### WHAT YOU SHOULD DO:
Check each line of the material. Copy those containing "React".

### DATASET CONTENT:

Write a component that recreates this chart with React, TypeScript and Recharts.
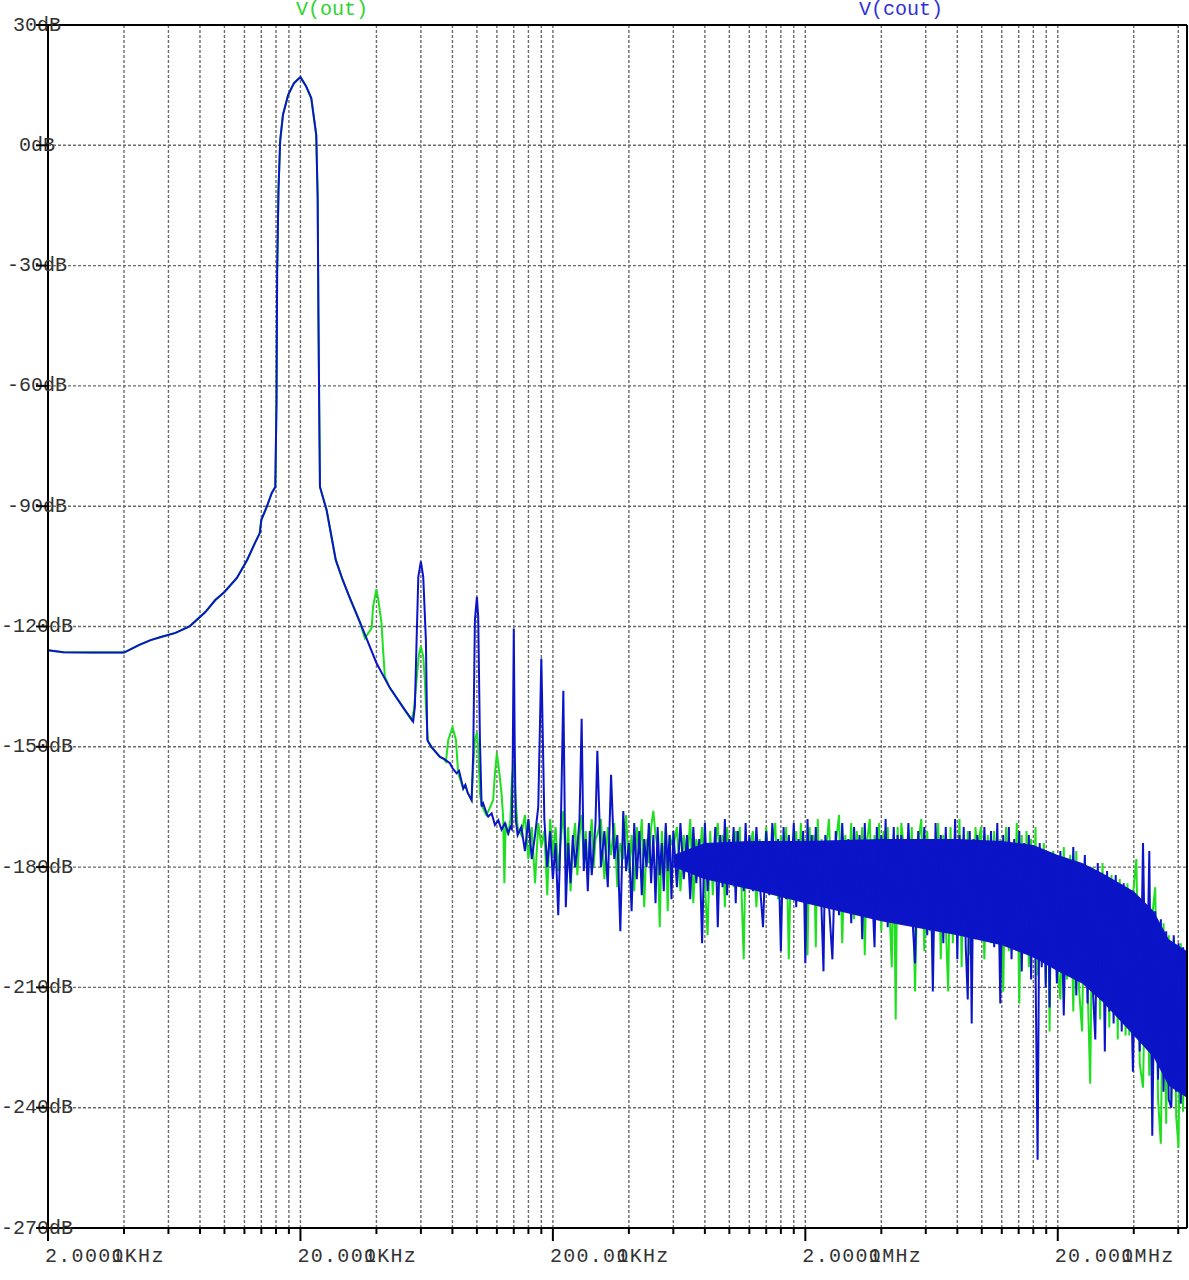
import React from 'react';
import { ComposedChart, Line, Area, XAxis, YAxis, CartesianGrid, ReferenceLine } from 'recharts';

const W = 1189;
const H = 1280;
const MONO = "'Liberation Mono', 'DejaVu Sans Mono', monospace";
const GREEN = '#1fe01f';
const BLUE = '#0c14c8';

// frequencies in kHz
const xTicks = [2, 4, 6, 8, 10, 12, 14, 16, 18, 20, 40, 60, 80, 100, 120, 140, 160, 180, 200, 400, 600, 800, 1000, 1200, 1400, 1600, 1800, 2000, 4000, 6000, 8000, 10000, 12000, 14000, 16000, 18000, 20000, 40000, 60000];
const majorTicks = [2, 20, 200, 2000, 20000];
const majorLabels = ['2.0000KHz', '20.000KHz', '200.00KHz', '2.0000MHz', '20.000MHz'];
const yTicks = [30, 0, -30, -60, -90, -120, -150, -180, -210, -240, -270];
const yLabels = ['30dB', '0dB', '-30dB', '-60dB', '-90dB', '-120dB', '-150dB', '-180dB', '-210dB', '-240dB', '-270dB'];

// shared part of both traces (2k .. 34.4k), the 20kHz fundamental
const mainF = [2, 2.3, 3, 4, 4.3, 4.6, 5.1, 5.6, 6.4, 7.3, 8.4, 9.2, 10, 11.2, 12.3, 13.2, 13.8, 14, 14.7, 15.4, 15.9, 16.08, 16.17, 16.37, 16.63, 17.05, 17.87, 18.85, 20, 21.03, 22.07, 23.1, 23.4, 23.56, 23.77, 23.9, 25.4, 27.6, 29.4, 31.4, 34.4];
const mainDb = [-125.9, -126.4, -126.5, -126.5, -125.5, -124.6, -123.4, -122.6, -121.6, -119.9, -116.4, -113.4, -111.4, -107.9, -103.4, -99.2, -96.7, -93.4, -90.2, -86.7, -85.2, -63.5, -31.8, -11.1, 1.3, 7.6, 12.5, 15.5, 17.0, 14.8, 11.8, 2.6, -12.9, -41.8, -70.2, -85.2, -91, -103.4, -108.4, -112.9, -118.9];

// V(cout) harmonics region
const coutTailF = [40, 45.2, 51.8, 55.9, 56.8, 57.7, 58.6, 60, 61.3, 62.8, 63.6, 64.1, 66, 71.4, 74, 78.2, 80, 83.1, 85, 88.3, 90, 92, 95.3, 96.7, 98.2, 100, 101.2, 102.8, 104.4, 105.9, 109.2, 110.9, 114.4, 117.9, 121.6, 125.2, 129.1, 133.1, 135.8, 137.5, 138.8, 140, 141.2, 142.5, 145];
const coutTailDb = [-129.1, -135.3, -140.8, -143.7, -140, -123.4, -107.6, -103.8, -107.6, -123.4, -148.3, -148.7, -150, -152.5, -153, -154.1, -155.3, -156.6, -156, -160.4, -159.5, -161.5, -163.3, -151.6, -118.4, -112.6, -117.6, -148.3, -164.9, -164.1, -166.6, -167.4, -166.6, -169.5, -168.3, -170.7, -169.1, -171.6, -170, -170.5, -150, -120.5, -150, -168, -172];

// V(out) harmonics region
const outTailF = [36, 38.3, 38.8, 40, 40.7, 41.9, 42.5, 43.2, 45.2, 51.8, 55.1, 56.3, 57.7, 58.9, 60, 61.3, 62.2, 62.8, 63.6, 64.1, 66, 71.4, 74, 75.4, 77, 80.1, 82.6, 84.3, 88.3, 90, 92, 95.3, 96.7, 98.2, 100, 101.2, 102.8, 104.4, 105, 109, 112, 116, 117.9, 120, 122.8, 125.2, 127, 128.5, 130, 133, 135.8, 137.5, 140, 141.4, 143.7, 145];
const outTailDb = [-122.9, -120.4, -115, -110.7, -113.4, -119.2, -125.9, -132.5, -135.3, -140.8, -143.3, -140.8, -133.3, -127.1, -124.9, -127.5, -133.3, -140, -145.8, -148.7, -150, -152.5, -153, -153.7, -148.3, -145.1, -148.3, -156.6, -160.4, -159.5, -161.5, -163.3, -155, -148.3, -146.5, -150, -161.6, -164.5, -165, -167, -165.5, -163.3, -156.6, -151.6, -156.6, -161.6, -167.4, -184, -169, -172, -168, -158.3, -153.7, -160, -166.6, -170];

// noise floor, 150k .. 65M
const noiseF = [
  150, 155, 160, 165, 170, 175, 180, 185, 190, 195, 200, 205, 210, 215, 220, 225, 230, 235, 240, 245, 250, 255, 260, 265, 270, 275, 280, 285, 290, 295,
  300, 310, 320, 330, 340, 350, 360, 370, 380, 390, 400, 410, 420, 430, 440, 450, 460, 470, 480, 490, 500, 510, 520, 530, 540, 550, 560, 570, 580, 590,
  600, 620, 640, 660, 680, 700, 720, 740, 760, 780, 800, 820, 840, 860, 880, 900, 920, 940, 960, 980, 1000, 1020, 1040, 1060, 1080, 1100, 1120, 1140, 1160, 1180,
  1200, 1240, 1280, 1320, 1360, 1400, 1440, 1480, 1520, 1560, 1600, 1640, 1680, 1720, 1760, 1800, 1840, 1880, 1920, 1960, 2000, 2040, 2080, 2120, 2160, 2200, 2240, 2280, 2320, 2360,
  2400, 2480, 2560, 2640, 2720, 2800, 2880, 2960, 3040, 3120, 3200, 3280, 3360, 3440, 3520, 3600, 3680, 3760, 3840, 3920, 4000, 4080, 4160, 4240, 4320, 4400, 4480, 4560, 4640, 4720,
  4800, 4960, 5120, 5280, 5440, 5600, 5760, 5920, 6080, 6240, 6400, 6560, 6720, 6880, 7040, 7200, 7360, 7520, 7680, 7840, 8000, 8160, 8320, 8480, 8640, 8800, 8960, 9120, 9280, 9440,
  9600, 9920, 10240, 10560, 10880, 11200, 11520, 11840, 12160, 12480, 12800, 13120, 13440, 13760, 14080, 14400, 14720, 15040, 15360, 15680, 16000, 16320, 16640, 16960, 17280, 17600, 17920, 18240, 18560, 18880,
  19200, 19840, 20480, 21120, 21760, 22400, 23040, 23680, 24320, 24960, 25600, 26240, 26880, 27520, 28160, 28800, 29440, 30080, 30720, 31360, 32000, 32640, 33280, 33920, 34560, 35200, 35840, 36480, 37120, 37760,
  38400, 39680, 40960, 42240, 43520, 44800, 46080, 47360, 48640, 49920, 51200, 52480, 53760, 55040, 56320, 57600, 58880, 60160, 61440, 62720, 64000, 65000,
];
const coutNoise = [
  -170, -176, -168, -178, -172, -165, -128, -168, -180, -171, -183, -174, -192, -170, -136, -190, -174, -184, -172, -180, -175, -168, -143, -181, -173, -186, -171, -182, -176, -169,
  -151, -180, -171, -185, -157, -178, -172, -196, -166, -181, -174, -191, -169, -183, -171, -187, -173, -180, -169, -184, -172, -189, -170, -182, -174, -186, -169, -181, -172, -188,
  -171, -185, -169, -183, -172, -188, -170, -184, -173, -199, -169, -186, -174, -182, -170, -195, -172, -185, -168, -187, -173, -181, -170, -189, -171, -184, -174, -186, -169, -183,
  -172, -186, -170, -184, -195, -171, -187, -169, -185, -173, -201, -170, -188, -172, -183, -169, -190, -173, -186, -171, -204, -168, -187, -172, -189, -170, -185, -174, -191, -206,
  -172, -189, -203, -171, -192, -169, -187, -173, -194, -170, -188, -172, -198, -169, -191, -174, -186, -200, -170, -193, -172, -188, -168, -195, -173, -189, -170, -194, -172, -190,
  -172, -194, -169, -190, -204, -171, -192, -170, -197, -173, -211, -169, -193, -172, -199, -170, -195, -173, -191, -168, -203, -172, -196, -170, -200, -213, -171, -219, -173, -198,
  -172, -197, -170, -194, -171, -200, -169, -214, -172, -198, -170, -203, -173, -199, -171, -206, -174, -201, -172, -208, -175, -204, -253, -174, -205, -176, -210, -177, -215, -178,
  -180, -209, -176, -217, -178, -206, -175, -212, -179, -208, -177, -214, -180, -210, -223, -179, -213, -182, -226, -181, -216, -183, -219, -182, -214, -185, -221, -184, -218, -187,
  -186, -231, -188, -226, -174, -222, -176, -247, -191, -233, -193, -236, -196, -238, -240, -197, -236, -199, -239, -200, -237, -199,
];
const outNoise = [
  -172, -167, -178, -170, -184, -169, -175, -171, -187, -168, -177, -170, -181, -173, -166, -179, -170, -186, -174, -169, -182, -172, -167, -178, -171, -183, -174, -168, -180, -173,
  -172, -168, -183, -170, -177, -169, -185, -174, -178, -167, -181, -172, -186, -170, -176, -168, -190, -173, -179, -170, -166, -172, -175, -195, -171, -180, -170, -191, -172, -174,
  -175, -170, -186, -172, -180, -168, -189, -173, -178, -170, -184, -197, -171, -187, -174, -169, -183, -172, -190, -170, -179, -174, -185, -171, -176, -170, -188, -203, -175, -181,
  -176, -171, -190, -173, -182, -170, -186, -174, -169, -188, -172, -183, -170, -203, -174, -181, -171, -187, -169, -184, -173, -202, -170, -185, -172, -200, -168, -189, -173, -184,
  -178, -168, -190, -174, -167, -199, -172, -185, -169, -193, -171, -186, -170, -202, -173, -168, -190, -172, -184, -169, -196, -171, -187, -170, -192, -205, -172, -218, -170, -189,
  -169, -178, -192, -170, -211, -174, -168, -201, -171, -196, -175, -188, -169, -203, -172, -194, -211, -170, -199, -173, -189, -168, -205, -172, -193, -171, -202, -174, -196, -170,
  -176, -170, -203, -172, -199, -171, -195, -173, -211, -170, -201, -174, -197, -169, -214, -172, -200, -171, -205, -173, -202, -170, -207, -175, -199, -174, -209, -176, -221, -177,
  -176, -202, -213, -175, -208, -177, -216, -176, -211, -221, -178, -209, -234, -180, -212, -181, -218, -179, -211, -183, -220, -182, -215, -184, -223, -183, -217, -186, -222, -184,
  -222, -187, -178, -229, -235, -190, -232, -192, -185, -238, -249, -194, -244, -197, -239, -198, -242, -250, -199, -241, -201, -238,
];

// solid core of the V(cout) noise band
const bandF = [600, 800, 1200, 2000, 4000, 8000, 12000, 16000, 20000, 25000, 30000, 40000, 48000, 55000, 65000];
const bandTop = [-177, -174, -173.5, -173.5, -173, -173, -173.5, -174.5, -177, -179, -181.5, -186, -191, -198, -201];
const bandBottom = [-180, -183, -185.5, -189, -193.5, -197, -199.5, -202.5, -206, -209, -213.5, -222, -227.5, -234.5, -237.5];

const coutData = [
  ...mainF.map((f, i) => ({ f, v: mainDb[i] })),
  ...coutTailF.map((f, i) => ({ f, v: coutTailDb[i] })),
  ...noiseF.map((f, i) => ({ f, v: coutNoise[i] })),
];
const outData = [
  ...mainF.map((f, i) => ({ f, v: mainDb[i] })),
  ...outTailF.map((f, i) => ({ f, v: outTailDb[i] })),
  ...noiseF.map((f, i) => ({ f, v: outNoise[i] })),
];
const bandData = bandF.map((f, i) => ({ f, band: [bandBottom[i], bandTop[i]] }));

function XTick(props: any) {
  const { x, y, payload } = props;
  const idx = majorTicks.indexOf(payload.value);
  const major = idx >= 0;
  const adv = 13.3;
  return (
    <g>
      <line x1={x} x2={x} y1={y} y2={y + (major ? 13 : 6)} stroke="#000" strokeWidth={2} />
      {major && (
        <>
          <text x={x - 3} y={y + 34} fontFamily={MONO} fontSize={20} letterSpacing={1.3} fill="#333">{majorLabels[idx]}</text>
          <text x={x - 3 + 5 * adv} y={y + 34} fontFamily={MONO} fontSize={20} fill="#333">1</text>
        </>
      )}
    </g>
  );
}

function YTick(props: any) {
  const { x, y, payload } = props;
  const idx = yTicks.indexOf(payload.value);
  return (
    <g>
      <text x={x - 11} y={y} textAnchor="middle" dominantBaseline="central" fontFamily={MONO} fontSize={20} fill="#333">{yLabels[idx]}</text>
      <line x1={x - 12} x2={x} y1={y} y2={y} stroke="#000" strokeWidth={2} />
    </g>
  );
}

export default function App() {
  return (
    <div style={{ position: 'absolute', left: 0, top: 0, width: W, height: H, background: '#fff' }}>
      <ComposedChart width={W} height={H} margin={{ top: 25, right: 2, bottom: 0, left: 0 }}>
        <CartesianGrid stroke="#6a6a6a" strokeDasharray="3 2" strokeWidth={1.4} />
        <XAxis dataKey="f" type="number" scale="log" domain={[2, 65000]} ticks={xTicks} interval={0} height={52}
          tickSize={0} tickMargin={0} tickLine={false} axisLine={{ stroke: '#000', strokeWidth: 2 }} tick={(p: any) => <XTick {...p} />} allowDataOverflow />
        <YAxis type="number" domain={[-270, 30]} ticks={yTicks} interval={0} width={48}
          tickSize={0} tickMargin={0} tickLine={false} axisLine={{ stroke: '#000', strokeWidth: 2 }} tick={(p: any) => <YTick {...p} />} allowDataOverflow />
        {/* V(out) drawn as an unfilled Area so it stays beneath the V(cout) band */}
        <Area data={outData} dataKey="v" type="linear" stroke={GREEN} strokeWidth={2} fill="none" dot={false} activeDot={false} isAnimationActive={false} />
        <Area data={bandData} dataKey="band" type="linear" stroke="none" fill={BLUE} fillOpacity={1} isAnimationActive={false} />
        <Line data={coutData} dataKey="v" stroke={BLUE} strokeWidth={2} dot={false} isAnimationActive={false} />
        <ReferenceLine y={30} stroke="#000" strokeWidth={2} />
        <ReferenceLine x={65000} stroke="#000" strokeWidth={2} />
      </ComposedChart>
      <div style={{ position: 'absolute', left: 332, top: 0, transform: 'translateX(-50%)', fontFamily: MONO, fontSize: 20, lineHeight: '20px', color: '#2ed32e' }}>V(out)</div>
      <div style={{ position: 'absolute', left: 901, top: 0, transform: 'translateX(-50%)', fontFamily: MONO, fontSize: 20, lineHeight: '20px', color: '#2f2fd8' }}>V(cout)</div>
    </div>
  );
}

### ANSWER BELOW:
Write a component that recreates this chart with React, TypeScript and Recharts.
import React from 'react';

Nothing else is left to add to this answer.